Os relatos legados por Bougainville e seu auxiliar Pernetty podem ser encontrados, na íntegra, nos livros “Ilha de Santa Catarina – Relatos de viajantes estrangeiros nos séculos XVIII e XIX”, compilado por Paulo Berger (EdUFSC, 2ª edição, 1984), e “Desterro – Ilha de Santa Catarina – Tomo I”, com pesquisa e organização de Gilberto Gerlach (edição do autor, 2010).

Preso pela Revolução Francesa, foi Bougainville nomeado senador e conde no fim da vida. Morreu em 1811, aos 82 anos, deixando quatro filhos. Um deles, Hyacinthe de Bougainville, também fez uma viagem ao redor do mundo, honrando a memória paterna.

Descrições do modo de vida no Desterro

Na abertura de seu estudo “História Natural da Ilha de Santa Catarina”, de 1801, lê-se: “Falta alguma coisa para que a Ilha de Santa Catarina seja uma morada encantada, como esta Ilha de Tinian [no arquipélago das Marianas do Norte, no Pacífico], de que fala o almirante Anson. Os leões, as panteras e os tigres predominam nas vastas florestas. O ar é insalubre; os homens estão, a despeito deles, num singular estado de inércia, e a natureza só contribui para consumir seus habitantes”.

Apesar do tom lúgubre do parágrafo anterior, o relato deixado por Bougainville e Pernetty é um delicioso passeio pela Ilha de dois séculos e meio atrás. O autor fala das cerca de 150 casas e faz uma descrição do elemento humano predominante na vila.

O tom é típico do europeu que desconhece a miscigenação já em curso no território. “Vê-se na Ilha de Santa Catarina homens de todo tipo de pele, do negro até o branco. Os mulatos são em maior número, geralmente feios, com um ar selvagem, como se fossem uma mistura de brasileiros com negros”, escreveu Pernetty.

“Andam descalços, cabeça descoberta e muito mal penteados; suas roupas consistem em uma camisa, uma calça e às vezes um casaco que jogam nas costas, à maneira dos espanhóis. Os que ganham mais utilizam um chapéu de forma muito alta, com abas de quase 10 polegadas abaixadas. (…) Ao invés do chapéu, alguns um capuz do mesmo tecido do casaco, onde está preso e serve para cobrir a cabeça, costume este que impede mesmo a seus amigos de serem reconhecidos”.
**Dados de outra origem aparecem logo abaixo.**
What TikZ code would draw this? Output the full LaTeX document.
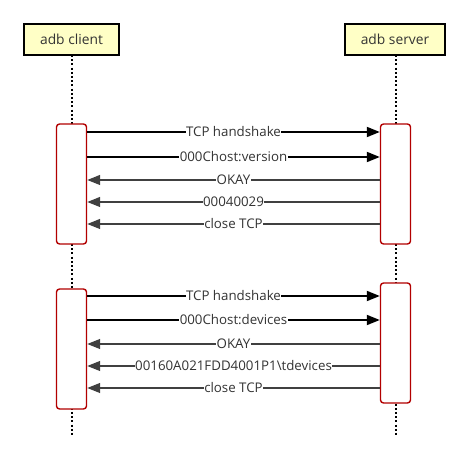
\documentclass[tikz,border=0pt]{standalone}
\usepackage{fontspec}
\setmainfont{Open Sans}
\usetikzlibrary{arrows.meta,positioning}
\definecolor{hdrfill}{HTML}{FFFFC6}
\definecolor{actred}{HTML}{B20000}
\definecolor{txtgray}{HTML}{333333}
\definecolor{retgray}{HTML}{404040}
\tikzset{
  header/.style={draw=black,line width=1.8pt,fill=hdrfill,minimum width=95pt,minimum height=31pt,inner sep=0pt,font=\fontsize{13.8}{15}\selectfont,text=txtgray},
  actbox/.style={draw=actred,line width=1.4pt,fill=white,rounded corners=3pt,minimum width=30pt,inner sep=0pt},
  lifeline/.style={line width=2pt,dash pattern=on 2pt off 2.2pt,black},
  callmsg/.style={line width=1.8pt,black,-{Triangle[length=13pt,width=10pt]}},
  retmsg/.style={line width=1.3pt,retgray,-{Triangle[length=13pt,width=10pt]}},
  msglabel/.style={fill=white,inner sep=0.5pt,text=txtgray,font=\fontsize{13.3}{14}\selectfont}
}
\begin{document}
\begin{tikzpicture}[x=1pt,y=-1pt]
\useasboundingbox (0,0) rectangle (469,465);
% lifelines
\coordinate (cl0) at (71.5,55);
\coordinate (cl1) at (71.5,437);
\coordinate (sl0) at (395.5,55);
\coordinate (sl1) at (395.5,437);
\draw[lifeline] (cl0) -- (cl1);
\draw[lifeline] (sl0) -- (sl1);
% headers
\node[header] (client) at (71.5,39.5) {adb client};
\node[header,minimum width=100pt] (server) at (395,39.5) {adb server};
% activation boxes
\node[actbox,minimum height=120pt] (ca) at (71.5,184) {};
\node[actbox,minimum height=120pt] (sa) at (395.5,184) {};
\node[actbox,minimum height=120pt] (cb) at (71.5,349) {};
\node[actbox,minimum height=120pt] (sb) at (395.5,343) {};
% group 1
\draw[callmsg] (ca.east |- 0,132) -- node[msglabel]{TCP handshake} (sa.west |- 0,132);
\draw[callmsg] (ca.east |- 0,157) -- node[msglabel]{000Chost:version} (sa.west |- 0,157);
\draw[retmsg] (sa.west |- 0,180) -- node[msglabel]{OKAY} (ca.east |- 0,180);
\draw[retmsg] (sa.west |- 0,202) -- node[msglabel]{00040029} (ca.east |- 0,202);
\draw[retmsg] (sa.west |- 0,224) -- node[msglabel]{close TCP} (ca.east |- 0,224);
% group 2
\draw[callmsg] (cb.east |- 0,296) -- node[msglabel]{TCP handshake} (sb.west |- 0,296);
\draw[callmsg] (cb.east |- 0,320) -- node[msglabel]{000Chost:devices} (sb.west |- 0,320);
\draw[retmsg] (sb.west |- 0,344) -- node[msglabel]{OKAY} (cb.east |- 0,344);
\draw[retmsg] (sb.west |- 0,366) -- node[msglabel]{00160A021FDD4001P1\textbackslash tdevices} (cb.east |- 0,366);
\draw[retmsg] (sb.west |- 0,388) -- node[msglabel]{close TCP} (cb.east |- 0,388);
\end{tikzpicture}
\end{document}
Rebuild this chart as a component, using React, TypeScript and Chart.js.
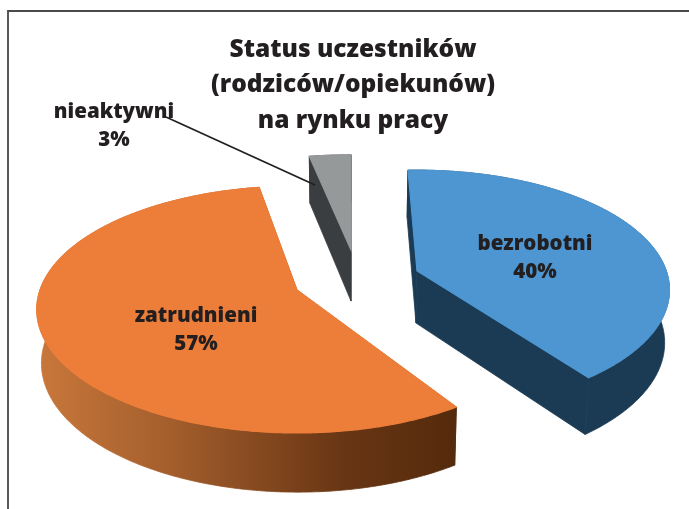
import React, { useEffect, useRef } from "react";
import { Chart, registerables } from "chart.js";

Chart.register(...registerables);

const titleLines = ["Status uczestników", "(rodziców/opiekunów)", "na rynku pracy"];
const categories = ["bezrobotni", "zatrudnieni", "nieaktywni"];
const shares = [40, 57, 3];
const topColors = ["#4d96d1", "#ed7e3a", "#96999a"];

const FONT = '"Open Sans", sans-serif';
const INK = "#231f20";
const RADIUS = 257;
const MINOR = 120.4;
const PERSPECTIVE = 0.158;

// Screen placement of each exploded slice: apex, angular fit (degrees) and scale.
const placement = [
  { x: 417, y: 271, turnA: -1.4, turnB: 0, sx: 0.97, sy: 0.97 },
  { x: 297, y: 290, turnA: 4.5, turnB: 2, sx: 1, sy: 1 },
  { x: 351, y: 250, turnA: 1, turnB: 1, sx: 1, sy: 0.915 },
];
const labelPlace = [
  { x: 535, y: 244 },
  { x: 196, y: 316 },
  { x: 114, y: 112 },
];

type P = { x: number; y: number };

const project = (i: number, angle: number, t: number): P => {
  const pl = placement[i];
  const a = angle + ((pl.turnA + (pl.turnB - pl.turnA) * t) * Math.PI) / 180;
  const u = Math.cos(a);
  const v = Math.sin(a);
  const w = 1 - PERSPECTIVE * v;
  return { x: pl.x + (pl.sx * RADIUS * u) / w, y: pl.y + (pl.sy * MINOR * v) / w };
};
const lower = (p: P): P => ({
  x: p.x - (p.x - 350) * 0.015,
  y: p.y + 47 + (p.y - 157) * 0.044,
});
const trace = (ctx: CanvasRenderingContext2D, pts: P[]) => {
  ctx.beginPath();
  pts.forEach((p, k) => (k ? ctx.lineTo(p.x, p.y) : ctx.moveTo(p.x, p.y)));
  ctx.closePath();
};

const sidePaint = (ctx: CanvasRenderingContext2D, i: number) => {
  if (i === 0) return "#1b3b54";
  if (i === 2) return "#3a3e41";
  const g = ctx.createLinearGradient(40, 0, 458, 0);
  g.addColorStop(0, "#c8773a");
  g.addColorStop(0.3, "#a55f2d");
  g.addColorStop(0.72, "#693614");
  g.addColorStop(1, "#542a0c");
  return g;
};

const pie3d = {
  id: "pie3d",
  beforeDatasetsDraw(chart: any) {
    const ctx: CanvasRenderingContext2D = chart.ctx;
    const arcs = chart.getDatasetMeta(0).data;
    [2, 1, 0].forEach((i) => {
      const { startAngle, endAngle } = arcs[i];
      const pl = placement[i];
      const rim: P[] = [];
      const steps = Math.max(4, Math.ceil((endAngle - startAngle) / 0.01));
      for (let k = 0; k <= steps; k++) {
        const t = k / steps;
        rim.push(project(i, startAngle + (endAngle - startAngle) * t, t));
      }
      const apex = { x: pl.x, y: pl.y };
      const paint = sidePaint(ctx, i);
      ctx.fillStyle = paint;
      ctx.strokeStyle = paint;
      ctx.lineWidth = 0.8;
      const faces = [
        [apex, rim[0], lower(rim[0]), lower(apex)],
        [apex, rim[steps], lower(rim[steps]), lower(apex)],
        [...rim, ...rim.map(lower).reverse()],
      ];
      faces.forEach((face) => {
        trace(ctx, face);
        ctx.fill();
        ctx.stroke();
      });
      ctx.fillStyle = topColors[i];
      ctx.strokeStyle = topColors[i];
      ctx.lineWidth = 1.2;
      trace(ctx, [apex, ...rim]);
      ctx.fill();
      ctx.stroke();
    });
    return false;
  },
  afterDraw(chart: any) {
    const ctx: CanvasRenderingContext2D = chart.ctx;
    ctx.save();
    ctx.strokeStyle = INK;
    ctx.lineWidth = 1.8;
    ctx.beginPath();
    ctx.moveTo(166, 117);
    ctx.lineTo(315, 185);
    ctx.stroke();
    ctx.fillStyle = INK;
    ctx.font = `800 20.5px ${FONT}`;
    ctx.textAlign = "center";
    ctx.textBaseline = "middle";
    categories.forEach((name, i) => {
      ctx.fillText(name, labelPlace[i].x, labelPlace[i].y);
      ctx.fillText(`${shares[i]}%`, labelPlace[i].x, labelPlace[i].y + 28);
    });
    ctx.restore();
  },
};

export default function App() {
  const ref = useRef<HTMLCanvasElement>(null);
  useEffect(() => {
    const chart = new Chart(ref.current!, {
      type: "pie",
      data: {
        labels: categories,
        datasets: [{ data: shares, backgroundColor: topColors, borderWidth: 0 }],
      },
      options: {
        animation: false,
        responsive: false,
        rotation: -1,
        layout: { padding: { left: 17 } },
        plugins: {
          legend: { display: false },
          tooltip: { enabled: false },
          title: {
            display: true,
            text: titleLines,
            color: INK,
            font: { family: FONT, size: 24.5, weight: "800", lineHeight: 1.45 },
            padding: { top: 32, bottom: 0 },
          },
        },
      },
      plugins: [pie3d],
    } as any);
    return () => chart.destroy();
  }, []);
  return (
    <div style={{ position: "fixed", left: 0, top: 0, width: 689, height: 509, background: "#fff", overflow: "hidden" }}>
      <div
        style={{
          position: "absolute",
          left: 7,
          top: 10,
          right: 0,
          bottom: 0,
          borderLeft: "2px solid #5a5a5a",
          borderTop: "2px solid #4a4a4a",
        }}
      />
      <canvas ref={ref} width={689} height={509} style={{ position: "absolute", left: 0, top: 0 }} />
    </div>
  );
}
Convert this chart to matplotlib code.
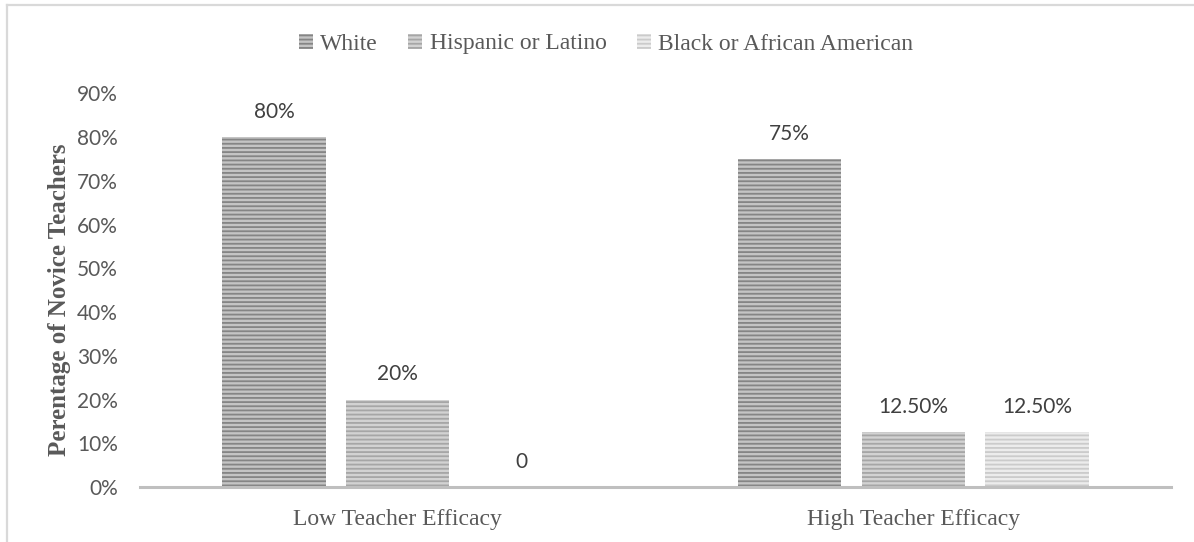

No entanto, a parte mais saborosa da narrativa se concentra no ambiente, nos produtos nativos e na exuberância das matas, rios e enseadas. Há um cuidadoso detalhamento de como as aves se reproduziam e da maneira como os habitantes cultivavam a terra e extraíam dela o seu sustento.

A planta que levou o nome do navegador

O navegador francês deu nome ao gênero botânico batizado de Bougainvillea, embora quem encontrou a espécie no Brasil, no século 18, foi Jeanne Baret, a primeira mulher a fazer uma circum-navegação do planeta, em missão que buscava novas espécies vegetais. Ela viajava disfarçada de homem, pois na época as mulheres não podiam embarcar em navios.